Cette stratégie peut être affinée en l'intégrant à une approche de "retraits dynamiques", où vous ajustez le montant de vos retraits annuels en fonction des performances récentes du marché. En réduisant modérément vos retraits durant les périodes de baisse (par exemple, en reportant certaines dépenses discrétionnaires) et en maintenant cette discipline pendant les 5 à 10 premières années de retraite, vous pouvez significativement améliorer la résistance de votre portefeuille aux chocs de marché initiaux.

Planification successorale et transmission efficiente du patrimoine

La planification successorale, souvent négligée dans les discussions sur la décumulation, devrait pourtant faire partie intégrante de votre stratégie globale. Elle vise non seulement à assurer que vos actifs seront transmis selon vos souhaits, mais également à minimiser les frictions fiscales et administratives pour vos héritiers. Une planification successorale judicieuse permet également de mieux équilibrer vos propres besoins financiers à la retraite avec votre désir de laisser un héritage.

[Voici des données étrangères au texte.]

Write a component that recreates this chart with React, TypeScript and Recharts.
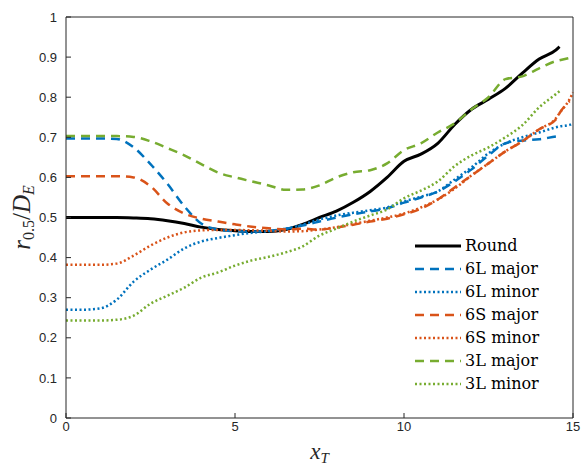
import React from 'react';
import { LineChart, Line, XAxis, YAxis } from 'recharts';

// x_T positions where the profiles were sampled
const xT = [0, 0.5, 1, 1.5, 2, 2.5, 3, 3.5, 4, 4.5, 5, 5.5, 6, 6.5, 7, 7.5, 8, 8.5, 9, 9.5, 10, 10.5, 11, 11.5, 12, 12.5, 13, 13.5, 14, 14.5, 14.6, 14.9, 15];

const round = [0.5, 0.5, 0.5, 0.5, 0.499, 0.497, 0.492, 0.485, 0.476, 0.47, 0.467, 0.465, 0.465, 0.47, 0.483, 0.5, 0.516, 0.538, 0.565, 0.6, 0.64, 0.658, 0.685, 0.732, 0.77, 0.795, 0.822, 0.86, 0.895, 0.918, 0.926, null, null];
const sixLMajor = [0.697, 0.697, 0.697, 0.696, 0.675, 0.633, 0.584, 0.528, 0.485, 0.47, 0.466, 0.465, 0.467, 0.472, 0.48, 0.49, 0.5, 0.508, 0.515, 0.523, 0.537, 0.55, 0.565, 0.59, 0.62, 0.655, 0.685, 0.692, 0.695, 0.702, 0.703, null, null];
const sixLMinor = [0.27, 0.27, 0.273, 0.295, 0.34, 0.37, 0.395, 0.423, 0.44, 0.449, 0.456, 0.462, 0.466, 0.472, 0.482, 0.495, 0.505, 0.512, 0.518, 0.525, 0.54, 0.552, 0.565, 0.595, 0.625, 0.66, 0.685, 0.7, 0.712, 0.725, 0.727, 0.731, 0.735];
const sixSMajor = [0.603, 0.603, 0.603, 0.603, 0.6, 0.578, 0.535, 0.51, 0.497, 0.49, 0.483, 0.477, 0.473, 0.47, 0.472, 0.47, 0.475, 0.482, 0.49, 0.497, 0.508, 0.522, 0.545, 0.575, 0.605, 0.635, 0.665, 0.69, 0.72, 0.745, 0.76, 0.79, null];
const sixSMinor = [0.382, 0.382, 0.382, 0.385, 0.405, 0.43, 0.45, 0.463, 0.468, 0.469, 0.469, 0.468, 0.467, 0.465, 0.466, 0.47, 0.476, 0.484, 0.492, 0.5, 0.51, 0.525, 0.545, 0.572, 0.605, 0.635, 0.665, 0.69, 0.72, 0.748, 0.76, 0.795, 0.812];
const threeLMajor = [0.703, 0.703, 0.703, 0.703, 0.701, 0.69, 0.673, 0.655, 0.633, 0.612, 0.6, 0.59, 0.58, 0.569, 0.57, 0.58, 0.6, 0.613, 0.618, 0.635, 0.668, 0.685, 0.712, 0.735, 0.77, 0.8, 0.845, 0.852, 0.872, 0.89, 0.892, 0.898, null];
const threeLMinor = [0.243, 0.243, 0.243, 0.245, 0.255, 0.285, 0.305, 0.325, 0.35, 0.363, 0.38, 0.393, 0.402, 0.413, 0.428, 0.455, 0.472, 0.49, 0.505, 0.52, 0.548, 0.567, 0.59, 0.628, 0.655, 0.675, 0.7, 0.73, 0.775, 0.808, 0.815, null, null];

const xTicks = [0, 5, 10, 15];
const yTicks = [0, 0.1, 0.2, 0.3, 0.4, 0.5, 0.6, 0.7, 0.8, 0.9, 1];

const series = [
    { key: 'round', name: 'Round', color: '#000000', dash: undefined, width: 3 },
    { key: 'sixLMajor', name: '6L major', color: '#0072BD', dash: '9 6', width: 2.5 },
    { key: 'sixLMinor', name: '6L minor', color: '#0072BD', dash: '2 2.5', width: 2.5 },
    { key: 'sixSMajor', name: '6S major', color: '#D95319', dash: '9 6', width: 2.5 },
    { key: 'sixSMinor', name: '6S minor', color: '#D95319', dash: '2 2.5', width: 2.5 },
    { key: 'threeLMajor', name: '3L major', color: '#77AC30', dash: '9 6', width: 2.5 },
    { key: 'threeLMinor', name: '3L minor', color: '#77AC30', dash: '2 2.5', width: 2.5 },
];

const data = xT.map((x, i) => ({
    x,
    round: round[i],
    sixLMajor: sixLMajor[i],
    sixLMinor: sixLMinor[i],
    sixSMajor: sixSMajor[i],
    sixSMinor: sixSMinor[i],
    threeLMajor: threeLMajor[i],
    threeLMinor: threeLMinor[i],
}));

const axisColor = '#262626';
const tickFont = { fontFamily: 'Liberation Sans, Arial, sans-serif', fontSize: 13, fill: axisColor };

const YLabel = ({ viewBox }: any) => {
    const cx = viewBox.x + 30;
    const cy = viewBox.y + viewBox.height / 2;
    return (
        <text
            x={cx}
            y={cy}
            transform={`rotate(-90, ${cx}, ${cy})`}
            textAnchor="middle"
            fontFamily="Liberation Serif, serif"
            fontSize={25}
            fill={axisColor}
        >
            <tspan fontStyle="italic">r</tspan>
            <tspan fontSize={16} dy={4}>0.5</tspan>
            <tspan dy={-4}>/</tspan>
            <tspan fontStyle="italic">D</tspan>
            <tspan fontStyle="italic" fontSize={16} dy={4}>E</tspan>
        </text>
    );
};

const XLabel = ({ viewBox }: any) => {
    const cx = viewBox.x + viewBox.width / 2;
    const cy = viewBox.y + 41;
    return (
        <text x={cx} y={cy} textAnchor="middle" fontFamily="Liberation Serif, serif" fontSize={23} fill={axisColor}>
            <tspan fontStyle="italic">x</tspan>
            <tspan fontStyle="italic" fontSize={15} dy={4}>T</tspan>
        </text>
    );
};

const LegendBox = () => (
    <div style={{ position: 'absolute', left: 415, top: 234, fontFamily: 'DejaVu Serif, serif', fontSize: 16, color: '#000' }}>
        {series.map(s => (
            <div key={s.key} style={{ display: 'flex', alignItems: 'center', height: 23 }}>
                <svg width={46} height={10} style={{ marginRight: 4 }}>
                    <line x1={0} y1={5} x2={46} y2={5} stroke={s.color} strokeWidth={s.width} strokeDasharray={s.dash} />
                </svg>
                <span>{s.name}</span>
            </div>
        ))}
    </div>
);

export default function App() {
    return (
        <div style={{ position: 'absolute', left: 0, top: 0, width: 582, height: 467, background: '#fff' }}>
            <LineChart width={582} height={467} data={data} margin={{ top: 0, right: 0, bottom: 0, left: 0 }}>
                <XAxis
                    xAxisId="bottom"
                    dataKey="x"
                    type="number"
                    domain={[0, 15]}
                    ticks={xTicks}
                    height={49}
                    stroke={axisColor}
                    tickSize={-5}
                    tickMargin={9}
                    tick={tickFont}
                    label={<XLabel />}
                />
                <XAxis
                    xAxisId="top"
                    orientation="top"
                    dataKey="x"
                    type="number"
                    domain={[0, 15]}
                    ticks={xTicks}
                    height={17}
                    stroke={axisColor}
                    tickSize={-5}
                    tick={false}
                />
                <YAxis
                    yAxisId="left"
                    type="number"
                    domain={[0, 1]}
                    ticks={yTicks}
                    width={66}
                    stroke={axisColor}
                    tickSize={-5}
                    tickMargin={14}
                    tick={tickFont}
                    label={<YLabel />}
                />
                <YAxis
                    yAxisId="right"
                    orientation="right"
                    type="number"
                    domain={[0, 1]}
                    ticks={yTicks}
                    width={9}
                    stroke={axisColor}
                    tickSize={-5}
                    tick={false}
                />
                {series.map(s => (
                    <Line
                        key={s.key}
                        xAxisId="bottom"
                        yAxisId="left"
                        dataKey={s.key}
                        name={s.name}
                        type="monotone"
                        stroke={s.color}
                        strokeWidth={s.width}
                        strokeDasharray={s.dash}
                        dot={false}
                        activeDot={false}
                        isAnimationActive={false}
                    />
                ))}
            </LineChart>
            <LegendBox />
        </div>
    );
}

Au Canada, le décès déclenche une "disposition présumée" de tous vos actifs, ce qui peut entraîner des impôts substantiels, notamment sur les REER/FERR non transférés à un conjoint et sur les gains en capital accumulés dans vos placements non enregistrés. Pour atténuer cette charge fiscale, plusieurs stratégies peuvent être envisagées. Par exemple, la désignation stratégique de bénéficiaires pour vos comptes enregistrés peut permettre des transferts directs qui évitent l'homologation et accélèrent l'accès aux fonds pour vos proches.

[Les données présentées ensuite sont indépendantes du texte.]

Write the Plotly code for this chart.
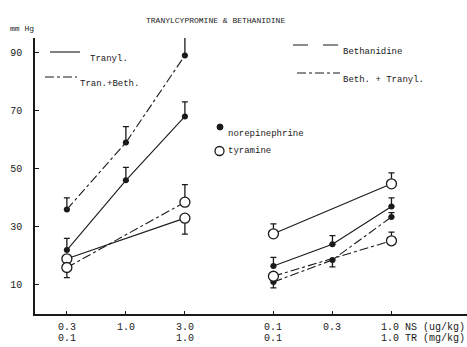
import plotly.graph_objects as go

# ---- data ----
x_left = [0, 1, 2]
x_right = [3.5, 4.5, 5.5]
tick_pos = [0, 1, 2, 3.5, 4.5, 5.5]
tick_line1 = ["0.3", "1.0", "3.0", "0.1", "0.3", "1.0 NS (ug/kg)"]
tick_line2 = ["0.1", "", "1.0", "0.1", "", "1.0 TR (mg/kg)"]
y_ticks = [10, 30, 50, 70, 90]

N = "none"  # no error bar drawn for this point

tranyl_ne = [22, 46, 68]
tranyl_ne_up = [4, 4.5, 5]
tranyl_ne_dn = [0, 0, 0]
tranbeth_ne = [36, 59, 89]
tranbeth_ne_up = [4, 5.5, 6.5]
tranbeth_ne_dn = [0, 0, 0]
tranyl_ty_x = [0, 2]
tranyl_ty = [19, 33]
tranyl_ty_up = [N, 0]
tranyl_ty_dn = [N, 5.5]
tranbeth_ty_x = [0, 2]
tranbeth_ty = [16, 38.5]
tranbeth_ty_up = [0, 6]
tranbeth_ty_dn = [3.5, 0]

beth_ne = [16.5, 24, 37]
beth_ne_up = [3, 3, 3]
beth_ne_dn = [0, 0, 0]
beth_ty_x = [3.5, 5.5]
beth_ty = [27.6, 44.8]
beth_ty_up = [3.4, 3.8]
beth_ty_dn = [0, 0]
bt_ne = [11, 18.6, 33.4]
bt_ne_up = [0, 0, 1.5]
bt_ne_dn = [2, 2.4, 0]
bt_ty_x = [3.5, 5.5]
bt_ty = [13, 25.2]
bt_ty_up = [N, 3]
bt_ty_dn = [N, 0]

INK = "#1a1a1a"
FONT = "Liberation Mono"

fig = go.Figure()

def add(x, y, dash, filled, up, dn):
    if filled:
        marker = dict(size=6, color=INK, symbol="circle")
    else:
        marker = dict(size=10, color="white", symbol="circle",
                      line=dict(color=INK, width=1.3))
    fig.add_trace(go.Scatter(
        x=x, y=y, mode="lines+markers",
        line=dict(color=INK, width=1.1, dash=dash),
        marker=marker,
        error_y=dict(type="data", symmetric=False, array=up, arrayminus=dn,
                     color=INK, thickness=1.3, width=3),
        showlegend=False))

add(x_left, tranyl_ne, "solid", True, tranyl_ne_up, tranyl_ne_dn)
add(x_left, tranbeth_ne, "dashdot", True, tranbeth_ne_up, tranbeth_ne_dn)
add(x_right, beth_ne, "solid", True, beth_ne_up, beth_ne_dn)
add(x_right, bt_ne, "dashdot", True, bt_ne_up, bt_ne_dn)
add(tranyl_ty_x, tranyl_ty, "solid", False, tranyl_ty_up, tranyl_ty_dn)
add(tranbeth_ty_x, tranbeth_ty, "dashdot", False, tranbeth_ty_up, tranbeth_ty_dn)
add(beth_ty_x, beth_ty, "solid", False, beth_ty_up, beth_ty_dn)
add(bt_ty_x, bt_ty, "dashdot", False, bt_ty_up, bt_ty_dn)

W, H = 467, 347
L, R, T, B = 35, 0, 38, 33

def px(xp):
    return (xp - L) / (W - L - R)

def py(yp):
    return 1 - (yp - T) / (H - T - B)

ann = []
for p, a, b in zip(tick_pos, tick_line1, tick_line2):
    for txt, yy in ((a, 327), (b, 338)):
        if not txt:
            continue
        ann.append(dict(x=p, y=py(yy), xref="x", yref="paper", text=txt,
                        showarrow=False,
                        xanchor="center" if p != 5.5 else "left",
                        xshift=0 if p != 5.5 else -12,
                        yanchor="middle",
                        font=dict(family=FONT, size=10, color=INK)))

ann.append(dict(x=px(215), y=py(14), xref="paper", yref="paper",
                text="TRANYLCYPROMINE & BETHANIDINE", showarrow=False,
                font=dict(family=FONT, size=8, color=INK)))
ann.append(dict(x=px(8), y=py(22), xref="paper", yref="paper", xanchor="left",
                text="mm Hg", showarrow=False,
                font=dict(family=FONT, size=8, color=INK)))

legend_items = [
    (88, 52, "Tranyl.", 50, 80, "solid"),
    (78, 77, "Tran.+Beth.", 45, 77, "dashdot"),
    (341, 45, "Bethanidine", 293, 340, "longdash"),
    (341, 73, "Beth. + Tranyl.", 297, 340, "dashdot"),
]
shapes = []
for tx, ty, label, x0, x1, dash in legend_items:
    ann.append(dict(x=px(tx), y=py(ty), xref="paper", yref="paper",
                    xanchor="left", text=label, showarrow=False,
                    font=dict(family=FONT, size=9, color=INK)))
    shapes.append(dict(type="line", xref="paper", yref="paper",
                       x0=px(x0), x1=px(x1), y0=py(ty), y1=py(ty),
                       line=dict(color=INK, width=1.1, dash=dash)))

ann.append(dict(x=px(226), y=py(127), xref="paper", yref="paper",
                xanchor="left", text="norepinephrine", showarrow=False,
                font=dict(family=FONT, size=9, color=INK)))
ann.append(dict(x=px(226), y=py(151), xref="paper", yref="paper",
                xanchor="left", text="tyramine", showarrow=False,
                font=dict(family=FONT, size=9, color=INK)))
shapes.append(dict(type="circle", xref="paper", yref="paper",
                   x0=px(217), x1=px(223), y0=py(124), y1=py(130),
                   fillcolor=INK, line=dict(color=INK, width=1)))
shapes.append(dict(type="circle", xref="paper", yref="paper",
                   x0=px(215), x1=px(224), y0=py(146.5), y1=py(155.5),
                   fillcolor="white", line=dict(color=INK, width=1.3)))

fig.update_layout(
    width=W, height=H,
    margin=dict(l=L, r=R, t=T, b=B),
    paper_bgcolor="white", plot_bgcolor="white",
    annotations=ann, shapes=shapes,
    xaxis=dict(range=[-0.54, 6.78], showgrid=False, zeroline=False,
               showline=True, linecolor=INK, linewidth=1.5,
               tickvals=tick_pos, ticktext=[""] * len(tick_pos),
               ticks="inside", ticklen=3, tickcolor=INK),
    yaxis=dict(range=[0, 95], showgrid=False, zeroline=False,
               showline=True, linecolor=INK, linewidth=1.5,
               tickvals=y_ticks, ticktext=[str(v) for v in y_ticks],
               ticks="inside", ticklen=4, tickcolor=INK,
               ticklabelstandoff=9,
               tickfont=dict(family=FONT, size=10, color=INK)),
)

fig.write_html("out.html")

L'assurance vie permanente représente un outil particulièrement efficace dans ce contexte. En souscrivant une police d'assurance vie dont le capital-décès correspond approximativement à la charge fiscale anticipée sur votre succession, vous pouvez garantir que vos héritiers recevront l'intégralité de la valeur de vos actifs sans devoir en liquider une partie pour payer les impôts. De plus, le capital-décès est généralement versé en franchise d'impôt, créant ainsi un levier fiscal avantageux.